Korach’s discourse is one of total rightness, of uncompromising and transparent righteousness. Such people bring ruin upon the world: inflexible, unyielding … unequivocal, all of a piece, and inevitably he brings destruction on himself and others.
What is striking about this … is the implication that the “master of dissension” is precisely not one who cultivates argument: he is one who is so “right” that there is no possibility of discussion.
One might say that such a person refuses to mourn: to acknowledge the gaps, the differences that beset human experience. … he is aware neither of his own edges nor of his desire to transcend them. … “his mind moves in a perfect but narrow circle.” (Chesterton).
[Korach] lacks all awareness of his own lack, of the void within him. Most pitiable of all human beings, he cannot access his own void. Engulfed in an illusion of self-possession, he is entirely “lost.” (The word oved [lost] is the one used to describe the disappearance of the rebels into the earth … Korach emerges as a nonperson even in his own life: the apparently successful man with an internal void that is unrecognized by himself.
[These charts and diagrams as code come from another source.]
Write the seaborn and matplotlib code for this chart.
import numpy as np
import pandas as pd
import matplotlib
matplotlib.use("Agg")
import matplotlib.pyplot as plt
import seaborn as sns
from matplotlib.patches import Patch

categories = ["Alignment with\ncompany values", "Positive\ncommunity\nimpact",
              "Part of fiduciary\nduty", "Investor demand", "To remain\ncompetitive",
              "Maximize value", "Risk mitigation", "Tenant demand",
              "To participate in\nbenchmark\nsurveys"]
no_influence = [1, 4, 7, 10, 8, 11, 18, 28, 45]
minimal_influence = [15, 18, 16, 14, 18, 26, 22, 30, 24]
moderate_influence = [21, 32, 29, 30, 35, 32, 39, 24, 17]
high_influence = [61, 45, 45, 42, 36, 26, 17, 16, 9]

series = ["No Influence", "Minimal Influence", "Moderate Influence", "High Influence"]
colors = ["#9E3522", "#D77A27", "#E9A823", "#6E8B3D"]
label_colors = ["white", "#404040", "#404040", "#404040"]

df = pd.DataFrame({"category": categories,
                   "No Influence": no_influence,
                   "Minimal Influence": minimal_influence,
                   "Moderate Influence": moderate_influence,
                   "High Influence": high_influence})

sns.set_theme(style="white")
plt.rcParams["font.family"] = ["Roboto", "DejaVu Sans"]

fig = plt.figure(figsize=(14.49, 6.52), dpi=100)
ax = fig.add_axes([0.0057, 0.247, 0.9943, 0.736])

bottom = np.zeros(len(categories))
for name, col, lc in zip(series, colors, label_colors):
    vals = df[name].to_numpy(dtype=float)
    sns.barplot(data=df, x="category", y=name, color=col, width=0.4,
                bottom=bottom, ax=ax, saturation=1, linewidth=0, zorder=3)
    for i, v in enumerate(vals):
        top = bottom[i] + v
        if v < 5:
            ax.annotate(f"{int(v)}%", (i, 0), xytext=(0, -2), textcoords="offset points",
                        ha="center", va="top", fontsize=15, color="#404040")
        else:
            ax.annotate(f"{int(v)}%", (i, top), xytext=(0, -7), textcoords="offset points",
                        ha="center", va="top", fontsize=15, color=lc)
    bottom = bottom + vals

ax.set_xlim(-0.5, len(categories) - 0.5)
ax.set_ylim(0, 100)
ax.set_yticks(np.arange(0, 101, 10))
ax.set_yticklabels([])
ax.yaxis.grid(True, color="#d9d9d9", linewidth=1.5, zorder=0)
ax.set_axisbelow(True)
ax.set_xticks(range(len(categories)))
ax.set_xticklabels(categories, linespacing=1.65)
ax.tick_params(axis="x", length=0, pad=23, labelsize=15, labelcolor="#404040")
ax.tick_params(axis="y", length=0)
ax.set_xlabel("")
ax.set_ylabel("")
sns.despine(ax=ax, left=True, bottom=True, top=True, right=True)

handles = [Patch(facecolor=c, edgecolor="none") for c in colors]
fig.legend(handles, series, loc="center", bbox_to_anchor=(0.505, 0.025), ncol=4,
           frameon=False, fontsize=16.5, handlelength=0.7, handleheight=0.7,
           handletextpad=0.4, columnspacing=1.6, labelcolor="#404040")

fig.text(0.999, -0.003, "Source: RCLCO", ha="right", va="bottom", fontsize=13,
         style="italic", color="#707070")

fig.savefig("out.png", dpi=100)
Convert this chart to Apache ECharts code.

This hollowness is a constitutive aspect of being human; ignorant of this, Korach has no access to his life’s spiritual project, which relates precisely to that potential space.
The following psalm is described in the midrash as being sung by the followers of Korach in Gehinnom.
Psalm 88 (Avivah Zornberg, trans.)
A Song, a Psalm of the sons of Korach …
O Lord, God of my salvation,
By day I cried, in the night before You.
Let my prayer come before You.
Incline your ear to my cry.
For my soul is sated with troubles,
And my life comes close to the grave.
I am counted with those that go down into the pit;
I have become as a human that has no help;
Set apart among the dead,
Like the slain that lie in the grave,
Whom You remember no more;
And they are cut off from Your hand,
You have laid me in the nethermost pit,
In dark places, in the deeps …
Shall Your mercy be declared in the grave?
Or Your faithfulness in destruction?
Korach and his followers ultimately find redemption and teshuvah. The earth cannot contain their spirit.